### WHAT THIS TASK INVOLVES
Go through the records and copy each line where the word "script" occurs.

### EXERCISE MATERIALS
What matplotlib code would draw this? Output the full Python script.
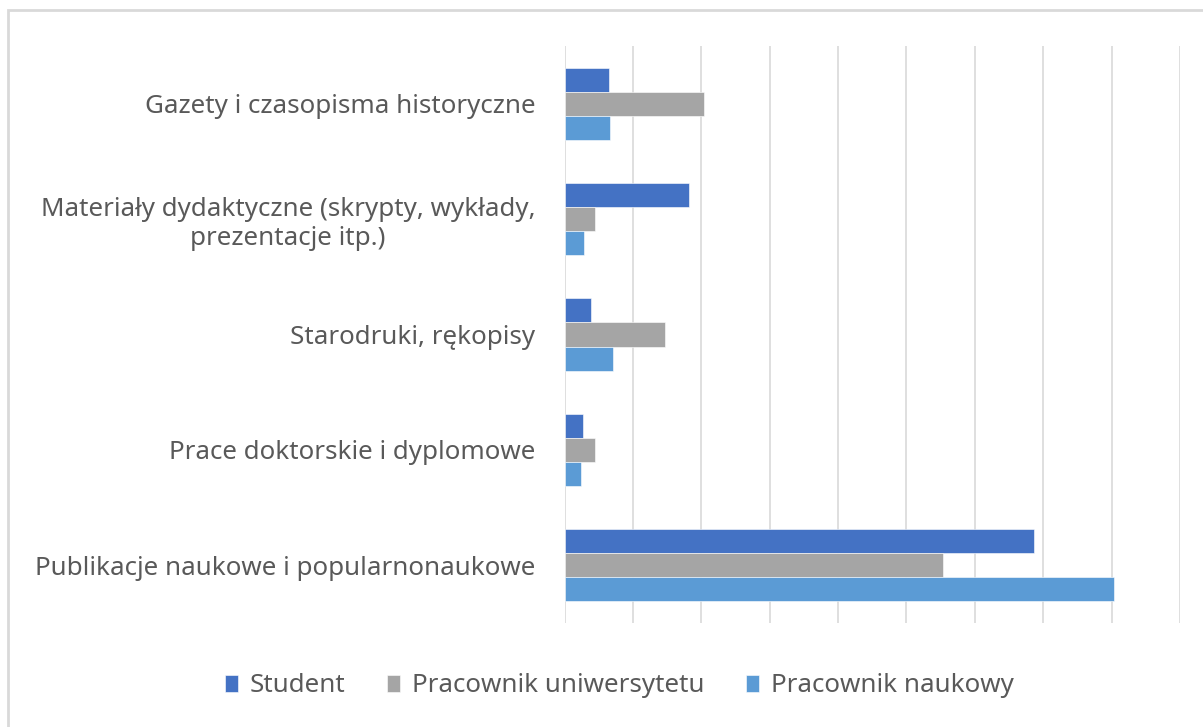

---

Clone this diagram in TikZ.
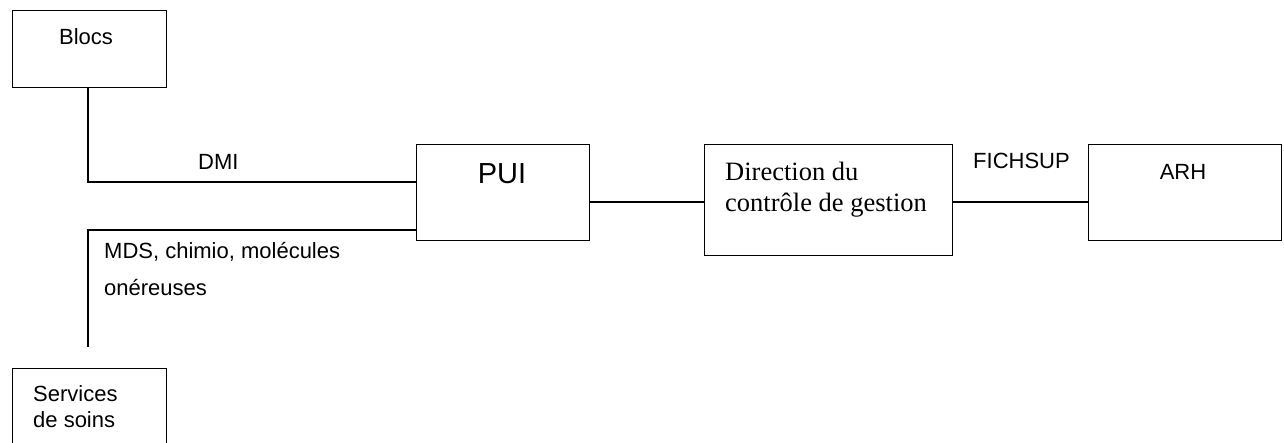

* * *

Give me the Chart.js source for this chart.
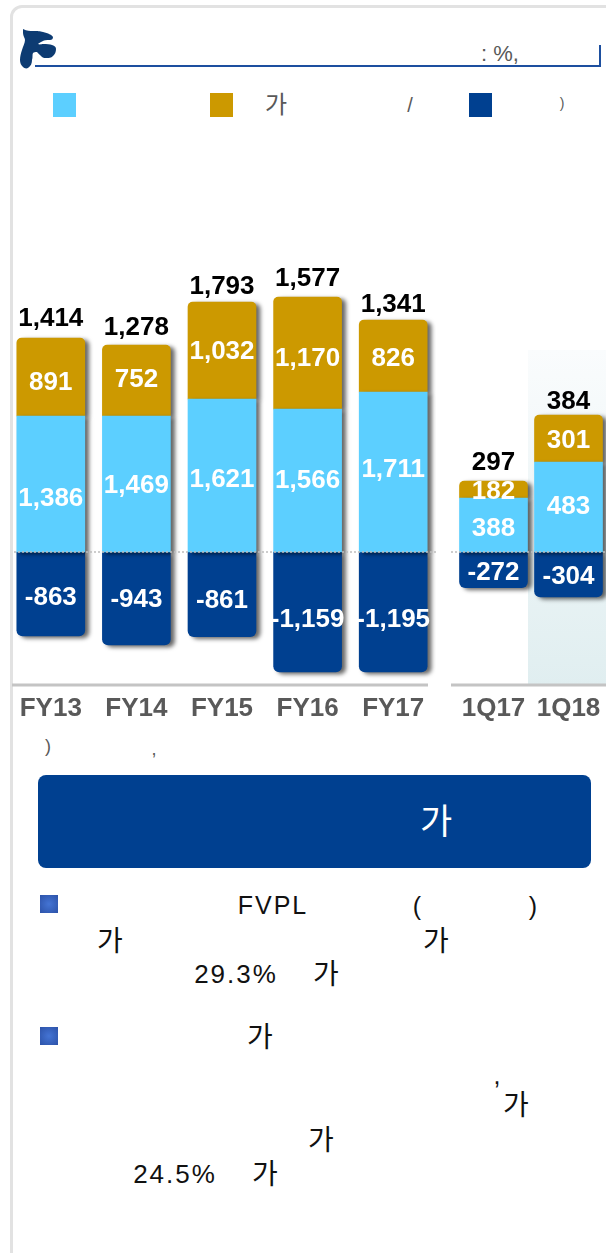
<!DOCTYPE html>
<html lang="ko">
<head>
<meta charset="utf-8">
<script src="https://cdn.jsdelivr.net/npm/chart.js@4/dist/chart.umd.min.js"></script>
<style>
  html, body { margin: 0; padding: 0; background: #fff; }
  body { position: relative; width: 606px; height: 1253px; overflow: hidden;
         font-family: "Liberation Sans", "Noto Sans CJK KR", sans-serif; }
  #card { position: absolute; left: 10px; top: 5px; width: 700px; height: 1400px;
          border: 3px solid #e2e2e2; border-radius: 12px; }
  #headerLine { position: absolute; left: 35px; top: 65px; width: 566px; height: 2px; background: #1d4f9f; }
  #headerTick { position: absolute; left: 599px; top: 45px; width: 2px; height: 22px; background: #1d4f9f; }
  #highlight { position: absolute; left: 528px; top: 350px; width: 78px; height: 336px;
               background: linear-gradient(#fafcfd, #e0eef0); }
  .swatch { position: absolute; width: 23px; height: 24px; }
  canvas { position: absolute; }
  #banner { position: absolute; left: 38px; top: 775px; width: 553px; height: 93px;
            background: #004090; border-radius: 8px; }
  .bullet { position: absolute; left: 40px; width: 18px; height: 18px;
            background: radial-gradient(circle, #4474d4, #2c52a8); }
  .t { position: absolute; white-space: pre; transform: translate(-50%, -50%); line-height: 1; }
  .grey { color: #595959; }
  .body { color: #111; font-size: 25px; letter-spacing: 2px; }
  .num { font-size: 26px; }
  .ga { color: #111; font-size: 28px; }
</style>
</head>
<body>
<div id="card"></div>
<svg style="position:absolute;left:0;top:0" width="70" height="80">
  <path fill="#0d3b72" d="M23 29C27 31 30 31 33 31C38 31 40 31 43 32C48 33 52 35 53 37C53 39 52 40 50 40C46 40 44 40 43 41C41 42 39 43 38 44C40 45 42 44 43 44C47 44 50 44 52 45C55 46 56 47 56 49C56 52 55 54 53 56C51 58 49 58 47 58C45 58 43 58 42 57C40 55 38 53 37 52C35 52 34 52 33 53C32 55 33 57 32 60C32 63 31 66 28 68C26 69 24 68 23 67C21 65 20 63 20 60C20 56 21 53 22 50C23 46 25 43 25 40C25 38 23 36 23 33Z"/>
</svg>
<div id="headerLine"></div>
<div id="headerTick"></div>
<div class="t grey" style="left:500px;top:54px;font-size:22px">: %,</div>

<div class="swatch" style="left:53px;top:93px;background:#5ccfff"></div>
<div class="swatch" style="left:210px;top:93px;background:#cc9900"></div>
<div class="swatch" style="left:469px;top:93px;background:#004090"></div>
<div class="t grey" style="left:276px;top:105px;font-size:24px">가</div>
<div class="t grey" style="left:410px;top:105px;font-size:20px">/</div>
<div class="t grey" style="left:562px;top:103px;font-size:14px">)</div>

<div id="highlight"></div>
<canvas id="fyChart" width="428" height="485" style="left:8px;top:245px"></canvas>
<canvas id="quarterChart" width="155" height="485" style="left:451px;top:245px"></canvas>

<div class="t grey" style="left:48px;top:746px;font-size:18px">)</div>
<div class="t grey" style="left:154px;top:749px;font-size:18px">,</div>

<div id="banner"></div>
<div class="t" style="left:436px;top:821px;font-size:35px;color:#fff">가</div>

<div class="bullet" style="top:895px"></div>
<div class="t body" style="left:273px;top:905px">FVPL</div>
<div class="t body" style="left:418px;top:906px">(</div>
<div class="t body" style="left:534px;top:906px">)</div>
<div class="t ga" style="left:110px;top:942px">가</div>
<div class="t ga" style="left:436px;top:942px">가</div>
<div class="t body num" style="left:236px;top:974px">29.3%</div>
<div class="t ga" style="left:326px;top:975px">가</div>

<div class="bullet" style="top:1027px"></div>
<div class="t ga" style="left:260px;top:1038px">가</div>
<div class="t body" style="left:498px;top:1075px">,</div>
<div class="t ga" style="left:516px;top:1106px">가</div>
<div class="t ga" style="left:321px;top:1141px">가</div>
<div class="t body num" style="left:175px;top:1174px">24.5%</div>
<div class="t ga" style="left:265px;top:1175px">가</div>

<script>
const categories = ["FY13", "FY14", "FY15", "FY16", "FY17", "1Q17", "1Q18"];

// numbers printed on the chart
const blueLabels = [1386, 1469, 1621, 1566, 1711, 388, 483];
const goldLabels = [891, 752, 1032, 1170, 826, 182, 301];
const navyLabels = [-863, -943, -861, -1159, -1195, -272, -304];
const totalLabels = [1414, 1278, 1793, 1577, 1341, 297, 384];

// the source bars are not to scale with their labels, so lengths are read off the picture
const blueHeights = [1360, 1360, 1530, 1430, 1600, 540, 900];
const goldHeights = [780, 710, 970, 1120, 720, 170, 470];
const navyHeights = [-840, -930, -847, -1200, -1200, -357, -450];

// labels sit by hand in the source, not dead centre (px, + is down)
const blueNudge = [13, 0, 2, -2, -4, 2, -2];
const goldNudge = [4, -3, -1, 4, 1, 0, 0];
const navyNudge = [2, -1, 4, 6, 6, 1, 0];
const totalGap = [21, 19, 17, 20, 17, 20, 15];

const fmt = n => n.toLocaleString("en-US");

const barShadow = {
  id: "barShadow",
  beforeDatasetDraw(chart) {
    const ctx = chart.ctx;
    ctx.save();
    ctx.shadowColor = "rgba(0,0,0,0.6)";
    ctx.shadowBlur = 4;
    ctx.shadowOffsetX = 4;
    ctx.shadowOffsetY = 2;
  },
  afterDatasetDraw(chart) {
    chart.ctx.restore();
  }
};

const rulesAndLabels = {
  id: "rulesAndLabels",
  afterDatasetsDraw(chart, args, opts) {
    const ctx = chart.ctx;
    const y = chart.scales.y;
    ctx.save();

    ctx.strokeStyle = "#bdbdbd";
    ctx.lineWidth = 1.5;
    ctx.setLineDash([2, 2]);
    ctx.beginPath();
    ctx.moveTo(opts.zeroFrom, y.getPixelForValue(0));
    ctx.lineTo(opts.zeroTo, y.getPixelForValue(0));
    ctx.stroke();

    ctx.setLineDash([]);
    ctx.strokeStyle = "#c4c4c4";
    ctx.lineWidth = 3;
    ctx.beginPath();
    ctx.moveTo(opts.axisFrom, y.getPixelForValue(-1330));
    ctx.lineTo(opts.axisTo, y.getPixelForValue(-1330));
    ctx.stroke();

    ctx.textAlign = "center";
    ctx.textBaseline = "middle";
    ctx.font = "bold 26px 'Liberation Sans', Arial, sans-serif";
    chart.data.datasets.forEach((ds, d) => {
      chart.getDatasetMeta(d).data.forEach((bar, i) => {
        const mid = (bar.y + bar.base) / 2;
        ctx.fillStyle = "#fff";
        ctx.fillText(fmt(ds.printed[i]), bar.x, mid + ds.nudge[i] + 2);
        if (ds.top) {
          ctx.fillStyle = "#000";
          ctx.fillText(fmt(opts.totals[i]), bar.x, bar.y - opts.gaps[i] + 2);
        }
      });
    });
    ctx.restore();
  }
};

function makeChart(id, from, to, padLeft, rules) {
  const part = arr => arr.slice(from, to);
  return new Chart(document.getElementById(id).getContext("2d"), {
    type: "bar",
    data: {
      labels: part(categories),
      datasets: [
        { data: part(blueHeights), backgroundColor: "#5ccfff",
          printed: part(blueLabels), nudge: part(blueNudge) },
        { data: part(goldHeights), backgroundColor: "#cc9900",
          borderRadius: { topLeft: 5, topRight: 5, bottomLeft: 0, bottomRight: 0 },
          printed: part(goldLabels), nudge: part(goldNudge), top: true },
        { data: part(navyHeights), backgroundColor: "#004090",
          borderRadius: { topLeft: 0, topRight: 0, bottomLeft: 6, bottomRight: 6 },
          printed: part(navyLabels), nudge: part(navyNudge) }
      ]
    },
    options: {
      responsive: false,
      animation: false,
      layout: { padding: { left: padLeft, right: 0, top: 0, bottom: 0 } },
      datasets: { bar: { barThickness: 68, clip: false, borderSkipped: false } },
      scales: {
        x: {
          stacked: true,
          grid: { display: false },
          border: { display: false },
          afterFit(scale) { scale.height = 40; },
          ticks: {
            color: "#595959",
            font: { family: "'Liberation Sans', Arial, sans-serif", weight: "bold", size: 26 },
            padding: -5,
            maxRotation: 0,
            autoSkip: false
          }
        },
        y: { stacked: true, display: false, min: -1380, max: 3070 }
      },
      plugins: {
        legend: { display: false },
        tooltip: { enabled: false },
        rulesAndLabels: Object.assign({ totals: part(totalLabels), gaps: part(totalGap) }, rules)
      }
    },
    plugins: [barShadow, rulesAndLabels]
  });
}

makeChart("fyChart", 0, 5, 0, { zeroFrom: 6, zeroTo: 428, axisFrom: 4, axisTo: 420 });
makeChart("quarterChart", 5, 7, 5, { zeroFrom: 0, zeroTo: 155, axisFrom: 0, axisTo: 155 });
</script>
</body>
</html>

### FULL SOLUTION
What matplotlib code would draw this? Output the full Python script.
<script src="https://cdn.jsdelivr.net/npm/chart.js@4/dist/chart.umd.min.js"></script>
<script>
</script>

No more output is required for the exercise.